» **Set task**: All of the lines below are to be transcribed faithfully, with pictures excluded from the copy.

┄┄┄┄┄┄

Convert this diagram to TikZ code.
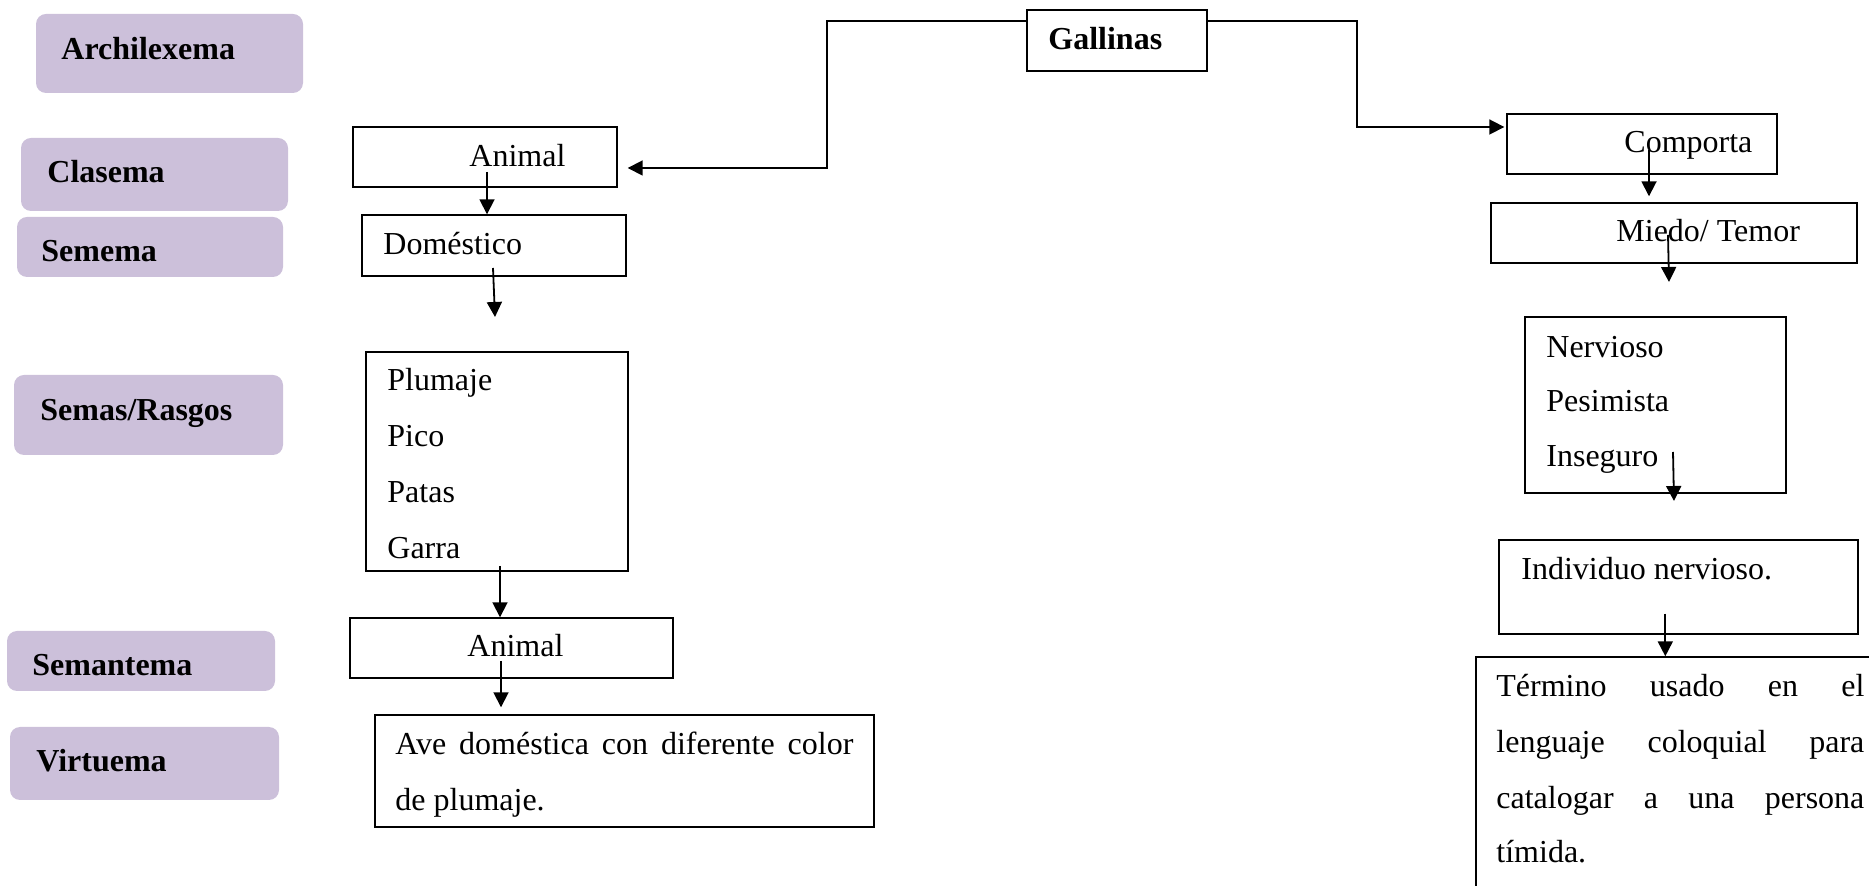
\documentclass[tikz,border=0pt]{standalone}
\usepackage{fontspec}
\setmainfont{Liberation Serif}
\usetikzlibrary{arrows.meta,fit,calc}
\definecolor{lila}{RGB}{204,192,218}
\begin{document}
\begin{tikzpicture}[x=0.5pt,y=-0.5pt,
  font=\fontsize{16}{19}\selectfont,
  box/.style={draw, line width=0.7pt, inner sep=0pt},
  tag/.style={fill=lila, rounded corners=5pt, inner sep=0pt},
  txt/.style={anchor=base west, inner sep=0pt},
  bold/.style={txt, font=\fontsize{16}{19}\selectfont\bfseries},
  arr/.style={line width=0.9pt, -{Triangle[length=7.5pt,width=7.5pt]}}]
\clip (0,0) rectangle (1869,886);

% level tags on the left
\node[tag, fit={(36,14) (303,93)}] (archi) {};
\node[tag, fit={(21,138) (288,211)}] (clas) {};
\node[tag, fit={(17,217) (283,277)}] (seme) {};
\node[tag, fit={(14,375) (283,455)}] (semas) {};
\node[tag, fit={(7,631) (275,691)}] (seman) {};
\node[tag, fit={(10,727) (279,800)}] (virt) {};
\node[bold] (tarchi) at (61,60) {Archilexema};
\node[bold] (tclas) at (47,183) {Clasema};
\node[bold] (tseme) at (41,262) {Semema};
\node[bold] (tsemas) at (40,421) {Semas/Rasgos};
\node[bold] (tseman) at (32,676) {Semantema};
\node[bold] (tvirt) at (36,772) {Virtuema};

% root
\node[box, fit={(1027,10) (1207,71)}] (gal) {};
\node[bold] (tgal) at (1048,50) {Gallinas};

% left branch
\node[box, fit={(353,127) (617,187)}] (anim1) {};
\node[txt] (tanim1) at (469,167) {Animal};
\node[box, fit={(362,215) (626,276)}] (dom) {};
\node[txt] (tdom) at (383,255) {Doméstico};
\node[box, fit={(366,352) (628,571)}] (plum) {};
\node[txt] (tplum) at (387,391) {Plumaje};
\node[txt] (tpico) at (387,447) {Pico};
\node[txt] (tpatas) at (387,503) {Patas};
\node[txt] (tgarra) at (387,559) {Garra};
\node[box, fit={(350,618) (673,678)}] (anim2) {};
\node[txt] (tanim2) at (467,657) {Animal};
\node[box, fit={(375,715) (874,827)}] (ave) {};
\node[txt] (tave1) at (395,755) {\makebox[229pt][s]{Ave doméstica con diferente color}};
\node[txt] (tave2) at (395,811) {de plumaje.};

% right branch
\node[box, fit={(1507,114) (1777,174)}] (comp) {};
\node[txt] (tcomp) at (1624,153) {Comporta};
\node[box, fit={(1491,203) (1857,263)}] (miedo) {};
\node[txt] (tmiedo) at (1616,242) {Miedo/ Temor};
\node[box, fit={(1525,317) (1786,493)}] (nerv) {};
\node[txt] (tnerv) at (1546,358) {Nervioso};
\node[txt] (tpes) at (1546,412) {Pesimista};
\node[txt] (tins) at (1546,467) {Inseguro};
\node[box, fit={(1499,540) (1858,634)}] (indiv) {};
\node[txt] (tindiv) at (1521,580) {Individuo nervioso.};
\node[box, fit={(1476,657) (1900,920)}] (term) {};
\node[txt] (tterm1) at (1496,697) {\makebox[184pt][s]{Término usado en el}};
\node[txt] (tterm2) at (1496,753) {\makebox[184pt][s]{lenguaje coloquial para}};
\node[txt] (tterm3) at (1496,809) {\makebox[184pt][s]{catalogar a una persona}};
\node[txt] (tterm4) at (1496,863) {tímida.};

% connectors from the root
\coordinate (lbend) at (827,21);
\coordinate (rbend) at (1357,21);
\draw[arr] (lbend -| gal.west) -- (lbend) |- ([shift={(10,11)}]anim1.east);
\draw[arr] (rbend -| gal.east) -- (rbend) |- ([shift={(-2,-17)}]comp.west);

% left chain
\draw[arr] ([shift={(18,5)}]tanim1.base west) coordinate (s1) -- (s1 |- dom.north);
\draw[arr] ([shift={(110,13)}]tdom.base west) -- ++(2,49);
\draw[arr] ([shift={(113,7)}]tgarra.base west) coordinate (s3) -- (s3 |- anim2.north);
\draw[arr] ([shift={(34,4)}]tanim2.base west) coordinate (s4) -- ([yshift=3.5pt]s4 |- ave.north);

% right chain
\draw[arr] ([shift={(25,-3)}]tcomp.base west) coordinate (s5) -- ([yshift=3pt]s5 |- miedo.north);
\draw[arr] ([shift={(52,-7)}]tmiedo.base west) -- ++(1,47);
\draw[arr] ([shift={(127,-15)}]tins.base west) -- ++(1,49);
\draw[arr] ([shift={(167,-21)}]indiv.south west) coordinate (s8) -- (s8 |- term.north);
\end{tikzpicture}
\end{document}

┄┄┄┄┄┄

» **Correct answer**:
Convert this diagram to TikZ code.
\documentclass[tikz,border=0pt]{standalone}
\usepackage{fontspec}
\setmainfont{Liberation Serif}
\usetikzlibrary{arrows.meta,fit,calc}
\definecolor{lila}{RGB}{204,192,218}
\begin{document}
\begin{tikzpicture}[x=0.5pt,y=-0.5pt,
  font=\fontsize{16}{19}\selectfont,
  box/.style={draw, line width=0.7pt, inner sep=0pt},
  tag/.style={fill=lila, rounded corners=5pt, inner sep=0pt},
  txt/.style={anchor=base west, inner sep=0pt},
  bold/.style={txt, font=\fontsize{16}{19}\selectfont\bfseries},
  arr/.style={line width=0.9pt, -{Triangle[length=7.5pt,width=7.5pt]}}]
\clip (0,0) rectangle (1869,886);

% level tags on the left
\node[tag, fit={(36,14) (303,93)}] (archi) {};
\node[tag, fit={(21,138) (288,211)}] (clas) {};
\node[tag, fit={(17,217) (283,277)}] (seme) {};
\node[tag, fit={(14,375) (283,455)}] (semas) {};
\node[tag, fit={(7,631) (275,691)}] (seman) {};
\node[tag, fit={(10,727) (279,800)}] (virt) {};
\node[bold] (tarchi) at (61,60) {Archilexema};
\node[bold] (tclas) at (47,183) {Clasema};
\node[bold] (tseme) at (41,262) {Semema};
\node[bold] (tsemas) at (40,421) {Semas/Rasgos};
\node[bold] (tseman) at (32,676) {Semantema};
\node[bold] (tvirt) at (36,772) {Virtuema};

% root
\node[box, fit={(1027,10) (1207,71)}] (gal) {};
\node[bold] (tgal) at (1048,50) {Gallinas};

% left branch
\node[box, fit={(353,127) (617,187)}] (anim1) {};
\node[txt] (tanim1) at (469,167) {Animal};
\node[box, fit={(362,215) (626,276)}] (dom) {};
\node[txt] (tdom) at (383,255) {Doméstico};
\node[box, fit={(366,352) (628,571)}] (plum) {};
\node[txt] (tplum) at (387,391) {Plumaje};
\node[txt] (tpico) at (387,447) {Pico};
\node[txt] (tpatas) at (387,503) {Patas};
\node[txt] (tgarra) at (387,559) {Garra};
\node[box, fit={(350,618) (673,678)}] (anim2) {};
\node[txt] (tanim2) at (467,657) {Animal};
\node[box, fit={(375,715) (874,827)}] (ave) {};
\node[txt] (tave1) at (395,755) {\makebox[229pt][s]{Ave doméstica con diferente color}};
\node[txt] (tave2) at (395,811) {de plumaje.};

% right branch
\node[box, fit={(1507,114) (1777,174)}] (comp) {};
\node[txt] (tcomp) at (1624,153) {Comporta};
\node[box, fit={(1491,203) (1857,263)}] (miedo) {};
\node[txt] (tmiedo) at (1616,242) {Miedo/ Temor};
\node[box, fit={(1525,317) (1786,493)}] (nerv) {};
\node[txt] (tnerv) at (1546,358) {Nervioso};
\node[txt] (tpes) at (1546,412) {Pesimista};
\node[txt] (tins) at (1546,467) {Inseguro};
\node[box, fit={(1499,540) (1858,634)}] (indiv) {};
\node[txt] (tindiv) at (1521,580) {Individuo nervioso.};
\node[box, fit={(1476,657) (1900,920)}] (term) {};
\node[txt] (tterm1) at (1496,697) {\makebox[184pt][s]{Término usado en el}};
\node[txt] (tterm2) at (1496,753) {\makebox[184pt][s]{lenguaje coloquial para}};
\node[txt] (tterm3) at (1496,809) {\makebox[184pt][s]{catalogar a una persona}};
\node[txt] (tterm4) at (1496,863) {tímida.};

% connectors from the root
\coordinate (lbend) at (827,21);
\coordinate (rbend) at (1357,21);
\draw[arr] (lbend -| gal.west) -- (lbend) |- ([shift={(10,11)}]anim1.east);
\draw[arr] (rbend -| gal.east) -- (rbend) |- ([shift={(-2,-17)}]comp.west);

% left chain
\draw[arr] ([shift={(18,5)}]tanim1.base west) coordinate (s1) -- (s1 |- dom.north);
\draw[arr] ([shift={(110,13)}]tdom.base west) -- ++(2,49);
\draw[arr] ([shift={(113,7)}]tgarra.base west) coordinate (s3) -- (s3 |- anim2.north);
\draw[arr] ([shift={(34,4)}]tanim2.base west) coordinate (s4) -- ([yshift=3.5pt]s4 |- ave.north);

% right chain
\draw[arr] ([shift={(25,-3)}]tcomp.base west) coordinate (s5) -- ([yshift=3pt]s5 |- miedo.north);
\draw[arr] ([shift={(52,-7)}]tmiedo.base west) -- ++(1,47);
\draw[arr] ([shift={(127,-15)}]tins.base west) -- ++(1,49);
\draw[arr] ([shift={(167,-21)}]indiv.south west) coordinate (s8) -- (s8 |- term.north);
\end{tikzpicture}
\end{document}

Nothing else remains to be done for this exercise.